Didn’t help the fleas, though.
Last week, my mother noticed a bug in her house. And another. I found one crawling (shudder) on my 5-year-old. By now, we. were. freaking. out. It was confirmed that Sweet Pooch did, in fact, contract fleas, so my mother had her house bombed.

We own a cat, right? And Sweet Pooch had spent some time at our house over Thanksgiving, so I spent this past week looking for signs of fleas. And vacuuming like a madwoman.
Saturday morning, as I was changing bed linens, I noticed some black specks on our comforter (shudder). Was it lint? Was it (ugh) something worse? The specks weren’t moving (double shudder), so it could’ve been lint, but I wasn’t taking any chances.
I raced to the phone and called the husband, who was out running errands, and asked him to go to the local pet store for flea treatment.
He came home with a spray bottle of something. Was he serious?
a) How were we going to hold her still long enough to saturate her fur?
b) What happens to the fleas after she is sprayed?
c) Should we instead pat her head (with surgical gloves, of course), wish her luck and dropkick her out the back door?
We decided to take the bull by the horns (literally – she’s a beast) and help our cat. He held while I sprayed (I’m no dummy).

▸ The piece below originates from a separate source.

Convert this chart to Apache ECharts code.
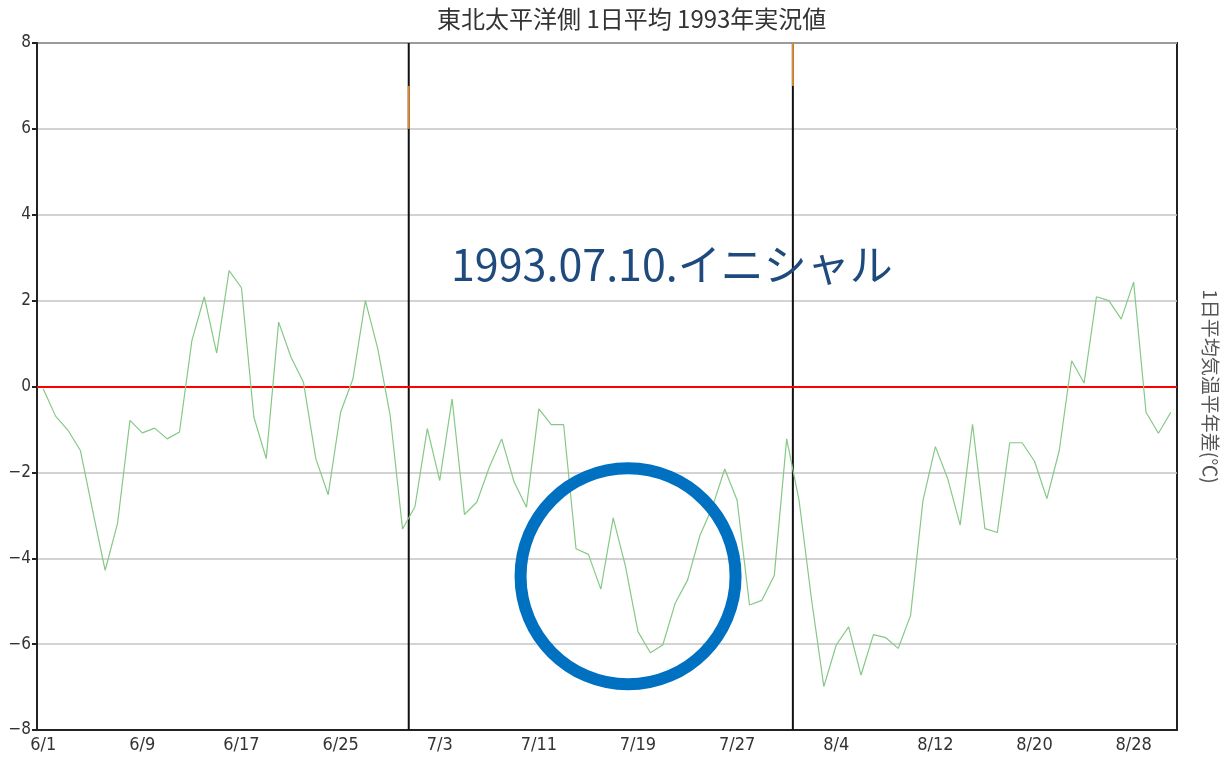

So, I’m spritz-spritz-spritzing while the husband is being clawed to death. In the end, she won the battle and shot out of his arms like a bat out of hell, but not before I sprayed the product directly in her face (which, of course, the instructions specifically say NOT to do).

(Sidenote: Have the manufacturers ever tried treating a cat themselves? Their instructions should really include directions on how to subdue a psychotic cat like this one, as well as how to treat scratches and bites on humans.)Moments later our poor drowned rat was huddled in the corner, licking her wounds (gack)… with foam coming out of her mouth.
What do we do now?
Lock her in the bathroom. Right! I don’t want that stuff all over my house!
Lest you think I’m a heartless bastard, I did stay in the bathroom with her to make sure she didn’t cough up a lung (not touching her, of course). I stayed with her long enough for her to love me again, while my husband bandaged his hands, arms and face and vacuumed the furniture.

Today, she is still the same
If she didn’t have fleas, I’m going to be so pissed.